The Rule of 40 is a widely used benchmark stating that a healthy SaaS company's combined growth rate and profit margin should equal or exceed 40%. It provides a single number that captures the fundamental tradeoff every SaaS company faces: investing in growth versus generating profit.

What is the Rule of 40?

The Rule of 40 adds two metrics together: your revenue growth rate and your profit margin. In SaaSFlow, it's calculated by combining the annualized MRR growth rate with the operating profit margin:

$$\text{Rule of 40} = \text{Operating Profit Margin} + \text{Annualized MRR Growth Rate}$$

The annualized MRR growth rate is derived from the monthly growth rate, compounded over 12 months. If your monthly MRR grew by 3% this month, the annualized rate is (1.03)^12 - 1 = 42.6%.

For example, if your operating profit margin is -5% (you're spending more than you earn) but your annualized MRR growth rate is 50%, your Rule of 40 score is 45 — above the threshold. You're losing money, but growing fast enough to justify the investment.

Why the Rule of 40 matters

The Rule of 40 is valuable because it:

  • Acknowledges the growth-profitability tradeoff: SaaS companies can legitimately choose to sacrifice profit for growth, or vice versa. The Rule of 40 doesn't penalize either strategy — it evaluates the combination
  • Enables cross-company comparison: A company growing 60% with -20% margins and one growing 10% with 30% margins both score 40. Despite very different strategies, both are considered healthy
  • Correlates with valuation: Research has shown that SaaS companies meeting the Rule of 40 tend to trade at higher valuation multiples. Investors use it as a quick health check
  • Provides strategic guidance: If your score is below 40, you either need to grow faster or become more profitable — or find a better balance of both

How to interpret the score

  • Above 40: The company is performing well, balancing growth and profitability effectively.
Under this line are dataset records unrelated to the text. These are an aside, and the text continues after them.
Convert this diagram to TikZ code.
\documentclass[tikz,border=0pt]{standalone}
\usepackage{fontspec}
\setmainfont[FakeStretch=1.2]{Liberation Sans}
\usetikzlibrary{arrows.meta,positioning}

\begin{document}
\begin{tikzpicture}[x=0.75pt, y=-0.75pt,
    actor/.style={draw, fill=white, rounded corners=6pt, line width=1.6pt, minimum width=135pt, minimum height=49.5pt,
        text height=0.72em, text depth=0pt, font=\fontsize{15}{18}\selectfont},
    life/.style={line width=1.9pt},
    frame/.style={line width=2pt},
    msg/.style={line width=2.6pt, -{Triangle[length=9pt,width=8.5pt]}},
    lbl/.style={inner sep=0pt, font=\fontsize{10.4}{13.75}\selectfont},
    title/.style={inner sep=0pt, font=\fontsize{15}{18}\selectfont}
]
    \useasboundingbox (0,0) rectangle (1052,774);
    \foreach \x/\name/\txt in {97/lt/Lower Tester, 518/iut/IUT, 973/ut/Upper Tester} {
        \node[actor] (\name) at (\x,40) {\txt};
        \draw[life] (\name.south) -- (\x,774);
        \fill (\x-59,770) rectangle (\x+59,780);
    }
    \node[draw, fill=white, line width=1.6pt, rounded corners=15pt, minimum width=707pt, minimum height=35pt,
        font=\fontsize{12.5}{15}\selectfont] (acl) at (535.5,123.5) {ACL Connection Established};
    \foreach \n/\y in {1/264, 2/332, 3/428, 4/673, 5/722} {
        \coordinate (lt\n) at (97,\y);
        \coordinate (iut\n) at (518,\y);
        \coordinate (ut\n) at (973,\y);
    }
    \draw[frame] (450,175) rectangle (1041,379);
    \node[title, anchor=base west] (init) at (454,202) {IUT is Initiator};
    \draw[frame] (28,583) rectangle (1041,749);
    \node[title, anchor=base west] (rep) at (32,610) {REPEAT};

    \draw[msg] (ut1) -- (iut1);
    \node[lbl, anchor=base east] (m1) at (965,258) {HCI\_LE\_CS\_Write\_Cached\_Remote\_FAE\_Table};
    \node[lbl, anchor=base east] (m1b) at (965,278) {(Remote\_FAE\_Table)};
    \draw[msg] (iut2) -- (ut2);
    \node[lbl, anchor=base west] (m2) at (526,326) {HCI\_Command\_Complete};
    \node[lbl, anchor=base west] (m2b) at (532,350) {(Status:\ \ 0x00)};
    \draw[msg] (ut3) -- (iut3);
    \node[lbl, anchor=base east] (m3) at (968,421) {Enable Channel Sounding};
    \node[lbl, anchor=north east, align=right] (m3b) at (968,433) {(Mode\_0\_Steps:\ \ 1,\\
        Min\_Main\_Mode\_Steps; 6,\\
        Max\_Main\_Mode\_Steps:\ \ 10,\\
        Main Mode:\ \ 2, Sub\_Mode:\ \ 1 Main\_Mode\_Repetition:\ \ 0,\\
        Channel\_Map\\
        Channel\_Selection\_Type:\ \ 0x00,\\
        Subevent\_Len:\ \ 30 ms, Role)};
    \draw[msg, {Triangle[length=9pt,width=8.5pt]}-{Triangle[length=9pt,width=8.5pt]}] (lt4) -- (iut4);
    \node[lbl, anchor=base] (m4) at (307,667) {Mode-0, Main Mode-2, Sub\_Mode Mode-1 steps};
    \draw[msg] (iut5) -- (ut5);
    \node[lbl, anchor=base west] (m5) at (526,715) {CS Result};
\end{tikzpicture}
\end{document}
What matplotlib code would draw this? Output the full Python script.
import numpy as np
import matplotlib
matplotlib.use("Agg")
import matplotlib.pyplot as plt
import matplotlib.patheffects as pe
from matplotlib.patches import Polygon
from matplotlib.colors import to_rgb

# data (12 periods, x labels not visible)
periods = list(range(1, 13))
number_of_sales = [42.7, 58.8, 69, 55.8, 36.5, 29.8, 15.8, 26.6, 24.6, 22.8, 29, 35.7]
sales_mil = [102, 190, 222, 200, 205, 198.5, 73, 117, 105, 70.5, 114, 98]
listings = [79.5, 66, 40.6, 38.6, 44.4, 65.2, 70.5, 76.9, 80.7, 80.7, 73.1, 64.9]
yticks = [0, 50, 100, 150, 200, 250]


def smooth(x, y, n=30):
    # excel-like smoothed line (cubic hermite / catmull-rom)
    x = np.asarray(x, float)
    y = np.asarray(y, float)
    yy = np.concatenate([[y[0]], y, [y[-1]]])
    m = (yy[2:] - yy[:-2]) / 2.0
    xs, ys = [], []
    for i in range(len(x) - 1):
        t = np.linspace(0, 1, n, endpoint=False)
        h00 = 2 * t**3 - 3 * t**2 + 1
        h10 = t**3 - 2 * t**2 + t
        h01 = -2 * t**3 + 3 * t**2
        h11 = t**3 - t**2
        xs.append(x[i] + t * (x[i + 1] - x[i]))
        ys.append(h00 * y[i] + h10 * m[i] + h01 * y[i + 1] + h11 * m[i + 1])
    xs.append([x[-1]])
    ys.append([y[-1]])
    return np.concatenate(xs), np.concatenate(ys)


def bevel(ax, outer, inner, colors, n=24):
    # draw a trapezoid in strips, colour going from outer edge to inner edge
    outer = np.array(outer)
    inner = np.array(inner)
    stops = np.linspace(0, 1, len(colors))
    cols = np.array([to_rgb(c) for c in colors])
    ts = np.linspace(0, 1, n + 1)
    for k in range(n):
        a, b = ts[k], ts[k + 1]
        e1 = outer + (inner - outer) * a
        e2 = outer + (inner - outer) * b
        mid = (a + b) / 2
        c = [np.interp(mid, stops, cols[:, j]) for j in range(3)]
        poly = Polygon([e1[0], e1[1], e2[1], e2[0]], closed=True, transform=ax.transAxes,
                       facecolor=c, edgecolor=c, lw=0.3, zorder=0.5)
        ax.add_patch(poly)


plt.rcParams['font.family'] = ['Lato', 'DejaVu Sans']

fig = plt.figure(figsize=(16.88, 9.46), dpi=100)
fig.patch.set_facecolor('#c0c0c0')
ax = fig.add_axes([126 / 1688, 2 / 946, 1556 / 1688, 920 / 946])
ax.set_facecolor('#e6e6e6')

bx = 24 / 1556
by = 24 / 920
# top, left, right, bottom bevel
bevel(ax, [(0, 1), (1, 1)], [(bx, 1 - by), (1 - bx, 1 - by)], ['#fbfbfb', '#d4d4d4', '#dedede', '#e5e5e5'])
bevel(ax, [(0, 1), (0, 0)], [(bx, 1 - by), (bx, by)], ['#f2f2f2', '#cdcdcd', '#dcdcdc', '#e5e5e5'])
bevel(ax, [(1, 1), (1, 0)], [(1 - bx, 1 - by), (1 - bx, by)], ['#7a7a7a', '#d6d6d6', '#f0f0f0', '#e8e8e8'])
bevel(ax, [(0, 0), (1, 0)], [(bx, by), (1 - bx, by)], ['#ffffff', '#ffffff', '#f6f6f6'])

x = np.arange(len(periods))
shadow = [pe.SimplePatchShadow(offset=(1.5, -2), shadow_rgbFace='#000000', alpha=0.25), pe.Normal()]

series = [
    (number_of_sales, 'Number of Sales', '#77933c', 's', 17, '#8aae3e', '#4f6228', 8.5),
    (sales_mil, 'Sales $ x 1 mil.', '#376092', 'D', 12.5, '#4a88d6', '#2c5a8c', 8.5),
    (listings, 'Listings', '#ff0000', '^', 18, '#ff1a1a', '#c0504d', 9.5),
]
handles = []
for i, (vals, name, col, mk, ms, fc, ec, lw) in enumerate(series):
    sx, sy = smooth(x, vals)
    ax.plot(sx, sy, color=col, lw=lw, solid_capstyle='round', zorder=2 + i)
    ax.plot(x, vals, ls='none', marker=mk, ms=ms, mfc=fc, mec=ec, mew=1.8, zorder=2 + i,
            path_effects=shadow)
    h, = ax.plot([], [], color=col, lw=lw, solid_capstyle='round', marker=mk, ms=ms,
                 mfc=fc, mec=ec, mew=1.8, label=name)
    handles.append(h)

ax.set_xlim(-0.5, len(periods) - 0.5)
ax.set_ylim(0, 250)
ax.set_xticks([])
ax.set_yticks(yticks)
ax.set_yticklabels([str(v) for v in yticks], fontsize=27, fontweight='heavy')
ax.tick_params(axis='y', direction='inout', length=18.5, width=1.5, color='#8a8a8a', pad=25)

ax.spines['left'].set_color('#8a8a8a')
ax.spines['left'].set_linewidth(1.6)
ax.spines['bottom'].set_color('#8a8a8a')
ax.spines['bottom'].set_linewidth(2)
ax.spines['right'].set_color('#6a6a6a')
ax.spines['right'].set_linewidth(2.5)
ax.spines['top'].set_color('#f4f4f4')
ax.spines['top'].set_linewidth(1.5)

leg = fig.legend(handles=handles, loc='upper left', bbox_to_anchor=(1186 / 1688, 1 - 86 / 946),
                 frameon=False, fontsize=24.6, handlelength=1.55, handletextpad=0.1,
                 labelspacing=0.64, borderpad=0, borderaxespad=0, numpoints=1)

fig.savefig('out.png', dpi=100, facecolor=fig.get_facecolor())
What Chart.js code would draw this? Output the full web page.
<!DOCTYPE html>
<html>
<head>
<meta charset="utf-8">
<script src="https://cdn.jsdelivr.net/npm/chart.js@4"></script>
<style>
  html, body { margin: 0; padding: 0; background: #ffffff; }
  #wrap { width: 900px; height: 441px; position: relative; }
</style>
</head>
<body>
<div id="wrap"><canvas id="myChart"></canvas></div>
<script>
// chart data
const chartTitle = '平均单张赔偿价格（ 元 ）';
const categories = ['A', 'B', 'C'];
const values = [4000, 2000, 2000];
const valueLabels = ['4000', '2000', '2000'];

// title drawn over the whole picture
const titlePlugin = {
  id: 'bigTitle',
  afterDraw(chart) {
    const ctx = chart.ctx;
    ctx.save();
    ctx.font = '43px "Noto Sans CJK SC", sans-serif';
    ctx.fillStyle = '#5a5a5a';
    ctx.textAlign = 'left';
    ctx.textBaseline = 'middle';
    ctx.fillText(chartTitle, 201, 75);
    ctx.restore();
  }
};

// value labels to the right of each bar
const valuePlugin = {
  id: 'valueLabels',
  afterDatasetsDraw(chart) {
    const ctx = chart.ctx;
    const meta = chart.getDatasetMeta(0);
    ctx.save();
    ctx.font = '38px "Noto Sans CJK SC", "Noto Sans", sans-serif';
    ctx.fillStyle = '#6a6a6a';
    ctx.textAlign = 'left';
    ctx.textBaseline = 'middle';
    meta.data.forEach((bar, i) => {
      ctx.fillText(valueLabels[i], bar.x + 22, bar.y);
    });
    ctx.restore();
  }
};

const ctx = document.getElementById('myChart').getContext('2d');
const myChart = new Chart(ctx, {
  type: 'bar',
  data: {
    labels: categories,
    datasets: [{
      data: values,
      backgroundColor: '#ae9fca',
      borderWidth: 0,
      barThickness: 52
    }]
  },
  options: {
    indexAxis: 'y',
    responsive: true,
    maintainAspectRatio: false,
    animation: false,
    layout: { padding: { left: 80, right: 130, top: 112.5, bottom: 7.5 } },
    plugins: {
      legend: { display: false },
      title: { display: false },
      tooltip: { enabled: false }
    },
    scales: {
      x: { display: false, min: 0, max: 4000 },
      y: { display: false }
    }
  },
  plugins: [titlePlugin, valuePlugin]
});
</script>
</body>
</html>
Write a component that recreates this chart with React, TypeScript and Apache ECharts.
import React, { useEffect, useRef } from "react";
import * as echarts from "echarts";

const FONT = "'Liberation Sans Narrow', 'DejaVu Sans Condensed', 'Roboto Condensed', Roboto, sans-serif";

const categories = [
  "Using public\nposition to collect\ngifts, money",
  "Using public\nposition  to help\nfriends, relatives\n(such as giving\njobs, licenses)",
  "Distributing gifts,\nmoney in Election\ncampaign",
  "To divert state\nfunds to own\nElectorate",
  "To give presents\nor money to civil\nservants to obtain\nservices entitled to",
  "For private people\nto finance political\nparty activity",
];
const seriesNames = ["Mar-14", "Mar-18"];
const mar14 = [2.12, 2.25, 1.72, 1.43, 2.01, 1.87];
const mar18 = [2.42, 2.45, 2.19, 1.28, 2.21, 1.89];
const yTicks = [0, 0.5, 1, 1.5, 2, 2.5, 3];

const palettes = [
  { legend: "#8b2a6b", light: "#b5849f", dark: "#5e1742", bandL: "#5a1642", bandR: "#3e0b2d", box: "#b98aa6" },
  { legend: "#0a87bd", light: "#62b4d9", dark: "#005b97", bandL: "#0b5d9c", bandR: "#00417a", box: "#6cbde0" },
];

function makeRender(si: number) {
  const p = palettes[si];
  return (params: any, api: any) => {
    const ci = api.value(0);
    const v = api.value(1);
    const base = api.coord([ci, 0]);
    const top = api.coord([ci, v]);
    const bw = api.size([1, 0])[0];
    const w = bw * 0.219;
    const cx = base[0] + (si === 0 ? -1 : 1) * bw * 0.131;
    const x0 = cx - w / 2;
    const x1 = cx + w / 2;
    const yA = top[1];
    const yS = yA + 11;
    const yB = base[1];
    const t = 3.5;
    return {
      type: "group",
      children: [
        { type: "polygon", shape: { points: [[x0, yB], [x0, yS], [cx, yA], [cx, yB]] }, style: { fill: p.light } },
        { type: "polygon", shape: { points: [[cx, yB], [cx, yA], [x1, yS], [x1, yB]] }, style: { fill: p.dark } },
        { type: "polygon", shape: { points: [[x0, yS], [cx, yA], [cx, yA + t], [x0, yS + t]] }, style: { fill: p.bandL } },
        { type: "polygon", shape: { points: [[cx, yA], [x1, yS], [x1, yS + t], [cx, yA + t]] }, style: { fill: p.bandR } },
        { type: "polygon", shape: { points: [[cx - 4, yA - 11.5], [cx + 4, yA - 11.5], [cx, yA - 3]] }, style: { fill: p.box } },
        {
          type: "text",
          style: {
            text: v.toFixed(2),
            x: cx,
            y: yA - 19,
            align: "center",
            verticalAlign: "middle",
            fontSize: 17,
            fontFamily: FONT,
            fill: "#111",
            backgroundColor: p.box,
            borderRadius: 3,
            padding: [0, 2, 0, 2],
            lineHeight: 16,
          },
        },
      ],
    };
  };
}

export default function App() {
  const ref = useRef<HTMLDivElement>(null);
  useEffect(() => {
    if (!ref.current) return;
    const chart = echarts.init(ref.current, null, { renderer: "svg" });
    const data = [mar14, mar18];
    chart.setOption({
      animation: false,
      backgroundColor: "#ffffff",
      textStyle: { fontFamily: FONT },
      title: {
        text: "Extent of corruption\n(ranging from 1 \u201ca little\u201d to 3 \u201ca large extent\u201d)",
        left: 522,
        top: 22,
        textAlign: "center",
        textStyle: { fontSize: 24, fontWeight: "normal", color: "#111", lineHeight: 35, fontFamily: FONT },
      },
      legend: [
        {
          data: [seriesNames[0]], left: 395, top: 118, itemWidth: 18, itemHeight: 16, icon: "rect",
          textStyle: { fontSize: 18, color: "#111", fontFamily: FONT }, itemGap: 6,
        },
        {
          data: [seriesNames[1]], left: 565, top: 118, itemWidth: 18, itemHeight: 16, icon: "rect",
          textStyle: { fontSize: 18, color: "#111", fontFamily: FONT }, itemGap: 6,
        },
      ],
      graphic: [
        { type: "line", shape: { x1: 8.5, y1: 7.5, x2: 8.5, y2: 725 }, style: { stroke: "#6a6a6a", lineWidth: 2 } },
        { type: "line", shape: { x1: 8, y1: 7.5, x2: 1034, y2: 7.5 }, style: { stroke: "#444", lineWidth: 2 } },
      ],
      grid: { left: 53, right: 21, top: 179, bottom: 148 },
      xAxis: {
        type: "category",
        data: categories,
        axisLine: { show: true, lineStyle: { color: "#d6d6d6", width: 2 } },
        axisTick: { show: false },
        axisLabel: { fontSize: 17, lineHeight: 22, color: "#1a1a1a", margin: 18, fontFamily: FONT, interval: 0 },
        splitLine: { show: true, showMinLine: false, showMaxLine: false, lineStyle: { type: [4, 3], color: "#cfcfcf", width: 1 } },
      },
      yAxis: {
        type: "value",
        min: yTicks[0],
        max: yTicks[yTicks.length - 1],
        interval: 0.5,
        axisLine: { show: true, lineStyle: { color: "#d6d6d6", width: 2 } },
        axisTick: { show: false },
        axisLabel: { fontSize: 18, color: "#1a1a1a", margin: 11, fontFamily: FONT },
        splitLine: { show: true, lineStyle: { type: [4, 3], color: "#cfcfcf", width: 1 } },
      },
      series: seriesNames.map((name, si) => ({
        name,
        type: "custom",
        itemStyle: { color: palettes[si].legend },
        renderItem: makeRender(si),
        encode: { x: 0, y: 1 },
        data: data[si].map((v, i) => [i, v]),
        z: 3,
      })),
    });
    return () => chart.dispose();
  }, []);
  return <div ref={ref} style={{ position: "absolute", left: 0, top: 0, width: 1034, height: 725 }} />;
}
Best-in-class public SaaS companies often score 50-70+
  • Around 40: Healthy. The company is at the benchmark level
  • 20-40: Below target but not alarming, especially for early-stage companies investing heavily in growth
  • Below 20: Concerning. The company is neither growing fast nor generating meaningful profit

The growth-profitability spectrum

Different scores can come from very different strategies:

Growth-focused (e.g., score of 50 = 70% growth + -20% margin): Typical of early-stage companies aggressively investing in market share. High growth justifies operating losses as long as unit economics are sound.

Balanced (e.g., score of 50 = 30% growth + 20% margin): Typical of scaling companies that have found product-market fit and are optimizing both growth and profitability.

Profit-focused (e.g., score of 50 = 5% growth + 45% margin): Typical of mature SaaS companies in stable markets. Growth has slowed but the business is highly profitable.

All three scenarios are healthy. The Rule of 40 doesn't prescribe the right mix — it just establishes a minimum threshold for the combination.

When to apply the Rule of 40

The Rule of 40 is most meaningful for SaaS companies that have:

  • Reached meaningful scale: Generally after €1M+ MRR. Very early-stage companies may have extreme growth rates or volatile margins that make the metric less stable
  • Subscription-dominant revenue: The metric assumes recurring revenue. Companies with significant professional services or one-time revenue may need to adjust the calculation
  • Established unit economics: The Rule of 40 doesn't evaluate whether individual customers are profitable — that's what LTV/CAC and CAC Payback Period are for

Use the Rule of 40 as a strategic compass, not a precise target. It's one input among many for evaluating business health.